### DATA ENTRIES
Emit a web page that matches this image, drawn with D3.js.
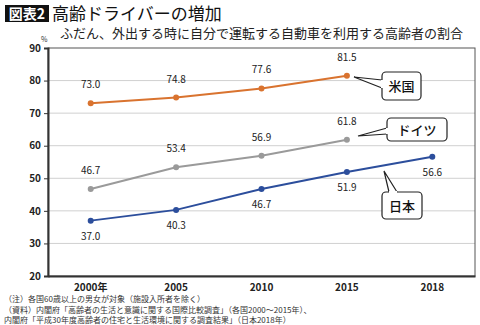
<!DOCTYPE html>
<html>
<head>
<meta charset="utf-8">
<script src="https://cdn.jsdelivr.net/npm/d3@7"></script>
<style>
  body { margin: 0; background: #fff; }
  svg text { font-family: "Noto Sans CJK JP", "Noto Sans", sans-serif; }
</style>
</head>
<body>
<div id="main"></div>
<script>
const years = ["2000年", "2005", "2010", "2015", "2018"];
const usa = [73.0, 74.8, 77.6, 81.5, null];
const germany = [46.7, 53.4, 56.9, 61.8, null];
const japan = [37.0, 40.3, 46.7, 51.9, 56.6];
const yTicks = [20, 30, 40, 50, 60, 70, 80, 90];

const width = 480;
const height = 325;
const margin = { top: 48, right: 5, bottom: 49, left: 48 };

const svg = d3.select("#main").append("svg")
    .attr("width", width)
    .attr("height", height);

// title
svg.append("rect")
    .attr("x", 5).attr("y", 5).attr("width", 44).attr("height", 17)
    .attr("fill", "#111");
svg.append("text")
    .attr("x", 27).attr("y", 19)
    .attr("text-anchor", "middle")
    .attr("fill", "#fff")
    .attr("font-size", 14)
    .attr("font-weight", "bold")
    .text("図表2");
svg.append("text")
    .attr("x", 52).attr("y", 20)
    .attr("font-size", 17)
    .attr("fill", "#111")
    .text("高齢ドライバーの増加");
svg.append("text")
    .attr("x", 60).attr("y", 38)
    .attr("font-size", 13)
    .attr("fill", "#222")
    .text("ふだん、外出する時に自分で運転する自動車を利用する高齢者の割合");

const x = d3.scaleBand()
    .domain(years)
    .range([margin.left, width - margin.right]);

const y = d3.scaleLinear()
    .domain([20, 90])
    .range([height - margin.bottom, margin.top]);

const cx = d => x(d) + x.bandwidth() / 2;

// grid
svg.append("g")
    .selectAll("line")
    .data(yTicks.slice(1, -1))
    .enter()
    .append("line")
    .attr("x1", margin.left).attr("x2", width - margin.right)
    .attr("y1", d => y(d)).attr("y2", d => y(d))
    .attr("stroke", "#d0d0d0");

// frame
svg.append("rect")
    .attr("x", margin.left).attr("y", margin.top)
    .attr("width", width - margin.left - margin.right)
    .attr("height", height - margin.top - margin.bottom)
    .attr("fill", "none")
    .attr("stroke", "#555");

const yAxis = svg.append("g")
    .attr("transform", `translate(${margin.left},0)`)
    .call(d3.axisLeft(y).tickValues(yTicks).tickSize(4).tickFormat(d3.format("d")));
yAxis.select(".domain").attr("stroke", "#333").attr("stroke-width", 2);
yAxis.selectAll("text")
    .attr("font-size", 10).attr("font-weight", "bold").attr("fill", "#222")
    .attr("font-family", "Liberation Sans, sans-serif");
yAxis.selectAll(".tick line").attr("stroke", "#333");

svg.append("text")
    .attr("x", 41).attr("y", 42)
    .attr("font-size", 7).attr("fill", "#333")
    .text("%");

const xAxis = svg.append("g")
    .attr("transform", `translate(0,${height - margin.bottom})`)
    .call(d3.axisBottom(x).tickSize(0).tickPadding(8));
xAxis.select(".domain").attr("stroke", "#333").attr("stroke-width", 2);
xAxis.selectAll("text")
    .attr("font-size", 10).attr("font-weight", "bold").attr("fill", "#222");

const series = [
    { name: "米国", values: usa, color: "#d9732f", labelDy: -15 },
    { name: "ドイツ", values: germany, color: "#9a9a9a", labelDy: -15 },
    { name: "日本", values: japan, color: "#2c4e9c", labelDy: 19 }
];

const line = d3.line()
    .x(d => cx(d.year))
    .y(d => y(d.v));

series.forEach(s => {
    const pts = years.map((yr, i) => ({ year: yr, v: s.values[i] })).filter(d => d.v != null);
    svg.append("path")
        .datum(pts)
        .attr("d", line)
        .attr("fill", "none")
        .attr("stroke", s.color)
        .attr("stroke-width", 2);
    svg.append("g")
        .selectAll("circle")
        .data(pts)
        .enter()
        .append("circle")
        .attr("cx", d => cx(d.year))
        .attr("cy", d => y(d.v))
        .attr("r", 3)
        .attr("fill", s.color);
    svg.append("g")
        .selectAll("text")
        .data(pts)
        .enter()
        .append("text")
        .attr("x", d => cx(d.year))
        .attr("y", d => y(d.v) + s.labelDy)
        .attr("text-anchor", "middle")
        .attr("font-size", 10)
        .attr("fill", "#222")
        .text(d => d.v.toFixed(1));
});

// callouts
function callout(label, bx, by, bw, bh, tip, base1, base2) {
    const g = svg.append("g");
    g.append("rect")
        .attr("x", bx).attr("y", by).attr("width", bw).attr("height", bh)
        .attr("rx", 4)
        .attr("fill", "#fff").attr("stroke", "#222").attr("stroke-width", 1.2);
    g.append("path")
        .attr("d", `M${base1[0]},${base1[1]}L${tip[0]},${tip[1]}L${base2[0]},${base2[1]}`)
        .attr("fill", "#fff").attr("stroke", "#222").attr("stroke-width", 1.2);
    g.append("line")
        .attr("x1", base1[0]).attr("y1", base1[1]).attr("x2", base2[0]).attr("y2", base2[1])
        .attr("stroke", "#fff").attr("stroke-width", 2);
    g.append("text")
        .attr("x", bx + bw / 2).attr("y", by + bh / 2 + 5)
        .attr("text-anchor", "middle")
        .attr("font-size", 13)
        .attr("font-weight", 500)
        .attr("fill", "#111")
        .text(label);
}
callout("米国", 382, 72, 39, 28, [354, 77], [382, 80], [382, 88]);
callout("ドイツ", 387, 118, 60, 23, [358, 136], [387, 128], [387, 134]);
callout("日本", 382, 192, 40, 27, [384, 171], [389, 192], [397, 192]);

// notes
const notes = [
    "（注）各国60歳以上の男女が対象（施設入所者を除く）",
    "（資料）内閣府「高齢者の生活と意識に関する国際比較調査」（各国2000～2015年）、",
    "内閣府「平成30年度高齢者の住宅と生活環境に関する調査結果」（日本2018年）"
];
svg.append("g")
    .selectAll("text")
    .data(notes)
    .enter()
    .append("text")
    .attr("x", 4)
    .attr("y", (d, i) => 302 + i * 10.5)
    .attr("font-size", 8)
    .attr("fill", "#333")
    .text(d => d);
</script>
</body>
</html>
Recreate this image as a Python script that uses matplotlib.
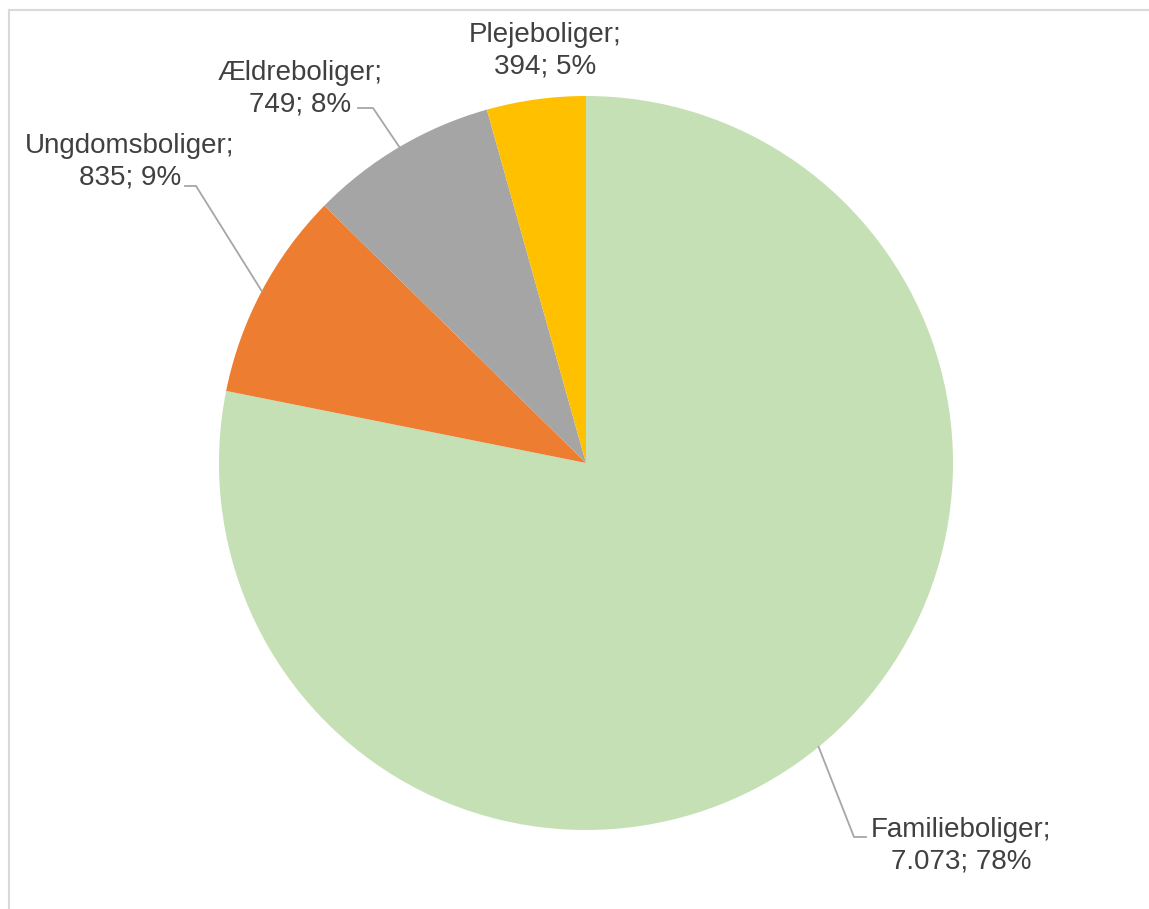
import numpy as np
import matplotlib
matplotlib.use("Agg")
import matplotlib.pyplot as plt
from matplotlib.lines import Line2D

# data
categories = ["Familieboliger", "Ungdomsboliger", "Ældreboliger", "Plejeboliger"]
values = [7073, 835, 749, 394]
value_labels = ["7.073", "835", "749", "394"]
percents = [78, 9, 8, 5]
colors = ["#C5E0B4", "#ED7D31", "#A5A5A5", "#FFC000"]

W, H = 1149, 909
plt.rcParams["font.family"] = ["Liberation Sans", "DejaVu Sans"]

fig = plt.figure(figsize=(W / 100, H / 100), dpi=100)
ax = fig.add_axes([0, 0, 1, 1])

cx, cy, r = 586, H - 463, 367
wedges, _ = ax.pie(values, colors=colors, startangle=90, counterclock=False,
                   center=(cx, cy), radius=r, frame=True,
                   wedgeprops=dict(linewidth=0))
ax.set_xlim(0, W)
ax.set_ylim(0, H)
ax.set_aspect("equal")
ax.axis("off")

# label block centres (pixels from top) and leader elbows
label_pos = [(961, 846), (130, 162), (300, 89), (545, 51)]
elbows = [[(866, 837), (854, 837)], [(185, 186), (196, 186)],
          [(358, 108), (373, 108)], None]

for w, name, vl, pct, (lx, ly), elb in zip(wedges, categories, value_labels,
                                           percents, label_pos, elbows):
    ax.text(lx, H - ly, f"{name};\n{vl}; {pct}%", ha="center", va="center",
            fontsize=20, color="#404040", linespacing=1.27)
    if elb is not None:
        mid = np.deg2rad((w.theta1 + w.theta2) / 2)
        px, py = cx + r * np.cos(mid), cy + r * np.sin(mid)
        xs = [elb[0][0], elb[1][0], px]
        ys = [H - elb[0][1], H - elb[1][1], py]
        ax.plot(xs, ys, color="#A6A6A6", lw=1.3)

# chart area border
fig.add_artist(Line2D([9 / W, 9 / W], [0, 1 - 10 / H], color="#D9D9D9", lw=1.5))
fig.add_artist(Line2D([9 / W, 1], [1 - 10 / H, 1 - 10 / H], color="#D9D9D9", lw=1.5))

fig.savefig("out.png", dpi=100, facecolor="white")
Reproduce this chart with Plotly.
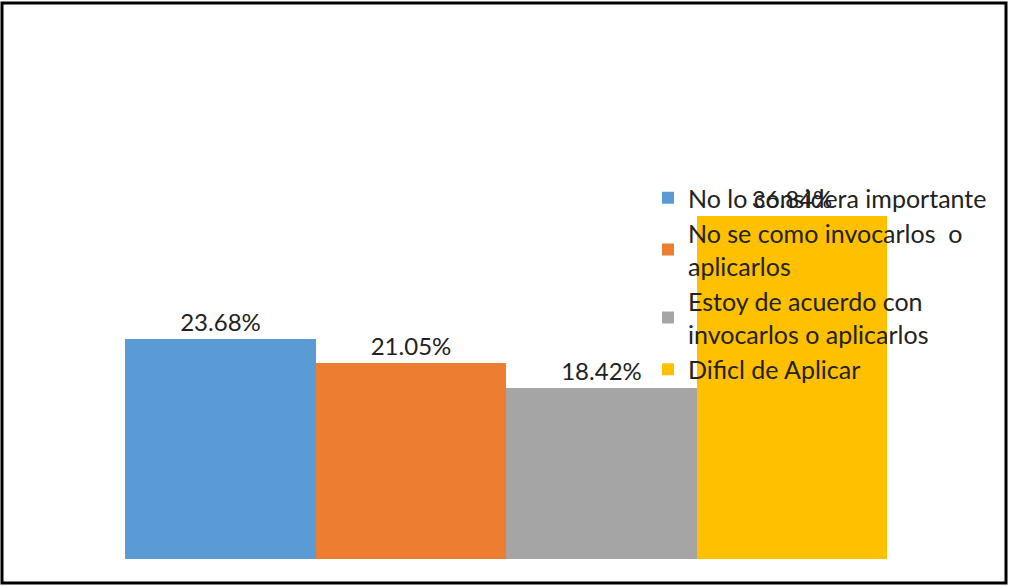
import plotly.graph_objects as go

categories = ["No lo considera importante",
              "No se como invocarlos  o<br>aplicarlos",
              "Estoy de acuerdo con<br>invocarlos o aplicarlos",
              "Dificl de Aplicar"]
values = [23.68, 21.05, 18.42, 36.84]
labels = ["23.68%", "21.05%", "18.42%", "36.84%"]
colors = ["#5B9BD5", "#ED7D31", "#A5A5A5", "#FFC000"]

fig = go.Figure()
for name, v, lab, c in zip(categories, values, labels, colors):
    fig.add_trace(go.Bar(
        x=["g"], y=[v], name=name, marker=dict(color=c, line=dict(width=0)),
        text=[lab], textposition="outside", cliponaxis=False,
        textfont=dict(family="Lato", size=24, color="#222222"),
    ))

W, H = 1009, 586
l, r, t, b = 125, 122, 187, 27
pw, ph = W - l - r, H - t - b

def px(xp):
    return (xp - l) / pw

def py(yp):
    return (H - b - yp) / ph

fig.update_layout(
    width=W, height=H,
    margin=dict(l=l, r=r, t=t, b=b, pad=0),
    barmode="group", bargap=0, bargroupgap=0,
    paper_bgcolor="white", plot_bgcolor="white",
    xaxis=dict(visible=False, range=[-0.5, 0.5]),
    yaxis=dict(visible=False, range=[0, 40]),
    font=dict(family="Lato", size=22, color="#222222"),
    legend=dict(x=px(648), y=py(175), xanchor="left", yanchor="top",
                bgcolor="rgba(0,0,0,0)", font=dict(family="Lato", size=25, color="#222222"),
                traceorder="normal"),
    showlegend=True,
    shapes=[dict(type="rect", xref="paper", yref="paper",
                 x0=px(2), x1=px(1006), y0=py(583), y1=py(3),
                 line=dict(color="black", width=3), fillcolor="rgba(0,0,0,0)", layer="above")],
)

fig.write_html("out.html", config={"displayModeBar": False},
               post_script="document.body.style.margin='0';document.body.style.padding='0';")
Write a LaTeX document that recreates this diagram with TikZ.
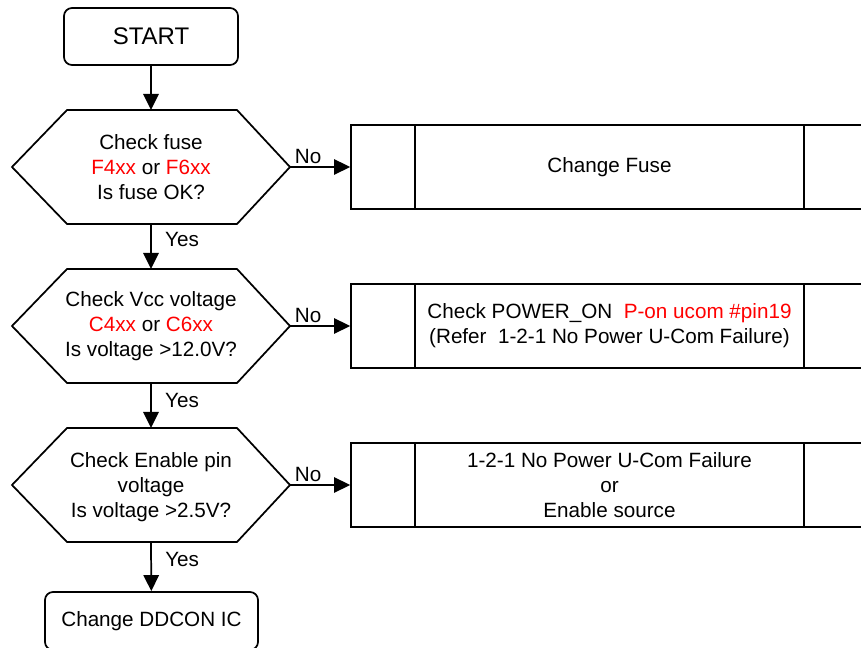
\documentclass[tikz,border=0pt]{standalone}
\usepackage{fontspec}
\setmainfont{Liberation Sans}
\usepackage{xcolor}
\usetikzlibrary{arrows.meta}
\definecolor{partred}{RGB}{255,0,0}

\begin{document}
\begin{tikzpicture}[x=0.75pt,y=-0.75pt,
  every node/.style={font=\fontsize{15.5}{18.75}\selectfont, align=center},
  term/.style={draw, line width=1.3pt, rounded corners=6pt, inner sep=0pt},
  pbox/.style={draw, line width=1.3pt, minimum width=387.75pt, minimum height=63pt, inner sep=0pt},
  flow/.style={-{Triangle[length=12pt,width=11.5pt]}, line width=1.3pt},
  lbl/.style={font=\fontsize{15.5}{18.75}\selectfont, inner sep=2pt}]
  \useasboundingbox (0,0) rectangle (861,648);

  \node[term, minimum width=130.5pt, minimum height=42.75pt, font=\fontsize{18}{21}\selectfont] (start) at (151,36.5) {START};

  % decision hexagons
  \foreach \n/\y in {q1/167,q2/326,q3/485}
    \draw[line width=1.3pt] (12,\y) coordinate (\n-w) -- (67,\y-57) -- (151,\y-57) coordinate (\n-n)
      -- (237,\y-57) -- (290,\y) coordinate (\n-e) -- (237,\y+57) -- (151,\y+57) coordinate (\n-s)
      -- (67,\y+57) -- cycle;
  \node (q1t) at (151,167) {Check fuse\\\textcolor{partred}{F4xx} or \textcolor{partred}{F6xx}\\Is fuse OK?};
  \node (q2t) at (151,326) {Check Vcc voltage\\\textcolor{partred}{C4xx} or \textcolor{partred}{C6xx}\\Is voltage >12.0V?};
  \node (q3t) at (151,487) {Check Enable pin\\voltage\\Is voltage >2.5V?};

  % predefined process boxes
  \node[pbox] (b1) at (609.5,167) {Change Fuse};
  \node[pbox] (b2) at (609.5,326) {Check POWER\_ON~~\textcolor{partred}{P-on ucom \#pin19}\\(Refer~~1-2-1 No Power U-Com Failure)};
  \node[pbox] (b3) at (609.5,485) {1-2-1 No Power U-Com Failure\\or\\Enable source};
  \foreach \b in {b1,b2,b3} {
    \draw[line width=1.3pt] ([xshift=48.75pt]\b.north west) -- ([xshift=48.75pt]\b.south west);
    \draw[line width=1.3pt] ([xshift=-48.75pt]\b.north east) -- ([xshift=-48.75pt]\b.south east);
  }

  \node[term, minimum width=159.75pt, minimum height=43.5pt] (stop) at (151.5,621) {Change DDCON IC};

  % connectors
  \draw[flow] (start) -- (q1-n);
  \draw[flow] (q1-s) -- node[lbl, pos=0.35, anchor=west, xshift=8pt] {Yes} (q2-n);
  \draw[flow] (q2-s) -- node[lbl, pos=0.38, anchor=west, xshift=8pt] {Yes} (q3-n);
  \draw[flow] (q3-s) -- node[lbl, pos=0.36, anchor=west, xshift=8pt] {Yes} (stop);
  \draw[flow] (q1-e) -- node[lbl, pos=0.3, above] {No} (b1);
  \draw[flow] (q2-e) -- node[lbl, pos=0.3, above] {No} (b2);
  \draw[flow] (q3-e) -- node[lbl, pos=0.3, above] {No} (b3);
\end{tikzpicture}
\end{document}
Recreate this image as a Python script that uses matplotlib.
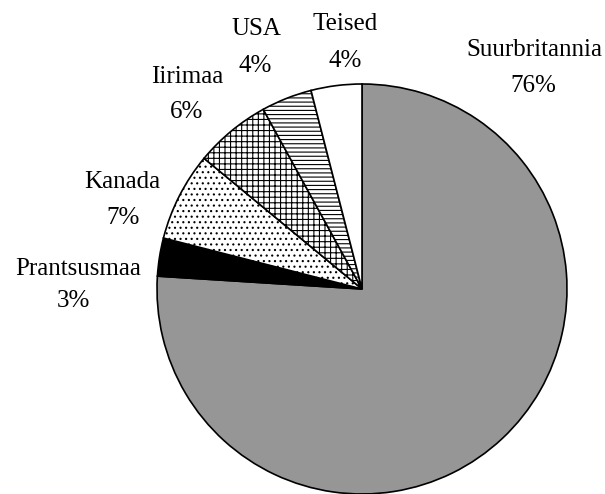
import matplotlib.pyplot as plt
import numpy as np

labels = ["Suurbritannia", "Prantsusmaa", "Kanada", "Iirimaa", "USA", "Teised"]
shares = [76, 3, 7, 6, 4, 4]
pct_text = ["76%", "3%", "7%", "6%", "4%", "4%"]
colors = ["#969696", "black", "white", "white", "white", "white"]
hatches = [None, None, "...", "+++", "----", None]

plt.rcParams['font.family'] = ['Liberation Serif', 'DejaVu Serif']
plt.rcParams['hatch.linewidth'] = 0.8

fig = plt.figure(figsize=(6.05, 4.94), dpi=100)
ax = fig.add_axes([0, 0, 1, 1])

wedges, _ = ax.pie(shares, colors=colors, startangle=90, counterclock=False,
                   center=(362, 205), radius=205, frame=True,
                   wedgeprops=dict(edgecolor='black', linewidth=1.2))
for w, h in zip(wedges, hatches):
    if h:
        w.set_hatch(h)
ax.set_xlim(0, 605)
ax.set_ylim(0, 494)
ax.set_aspect('equal')
ax.axis('off')

# label placement: x centre and baselines (pixels from top) of name / percent
lab_x = [534, 78, 122, 187, 256, 345]
pct_x = [533, 73, 123, 187, 255, 345]
name_base = [56, 275, 188, 83, 35, 30]
pct_base = [92, 307, 224, 118, 72, 67]
for i in range(len(labels)):
    ax.text(lab_x[i], 494 - name_base[i], labels[i], ha='center', va='baseline', fontsize=18)
    ax.text(pct_x[i], 494 - pct_base[i], pct_text[i], ha='center', va='baseline', fontsize=18)

fig.savefig("out.png", dpi=100)
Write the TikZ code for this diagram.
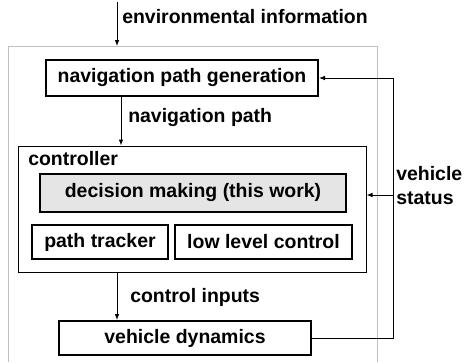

### WHAT THE TASK ASKS
The first line to copy holds "Write a LaTeX", and the last holds "minimum width=130.5pt, minimum". Copy them and the lines between exactly, leaving out pictures.

### ANSWER IN FULL
Write a LaTeX document that recreates this diagram with TikZ.
\documentclass[tikz,border=0pt]{standalone}
\usepackage{fontspec}
\setmainfont{Liberation Sans}
\usepackage{xcolor}
\usetikzlibrary{arrows.meta}
\definecolor{partred}{RGB}{255,0,0}

\begin{document}
\begin{tikzpicture}[x=0.75pt,y=-0.75pt,
  every node/.style={font=\fontsize{15.5}{18.75}\selectfont, align=center},
  term/.style={draw, line width=1.3pt, rounded corners=6pt, inner sep=0pt},
  pbox/.style={draw, line width=1.3pt, minimum width=387.75pt, minimum height=63pt, inner sep=0pt},
  flow/.style={-{Triangle[length=12pt,width=11.5pt]}, line width=1.3pt},
  lbl/.style={font=\fontsize{15.5}{18.75}\selectfont, inner sep=2pt}]
  \useasboundingbox (0,0) rectangle (861,648);

  \node[term, minimum width=130.5pt, minimum height=42.75pt, font=\fontsize{18}{21}\selectfont] (start) at (151,36.5) {START};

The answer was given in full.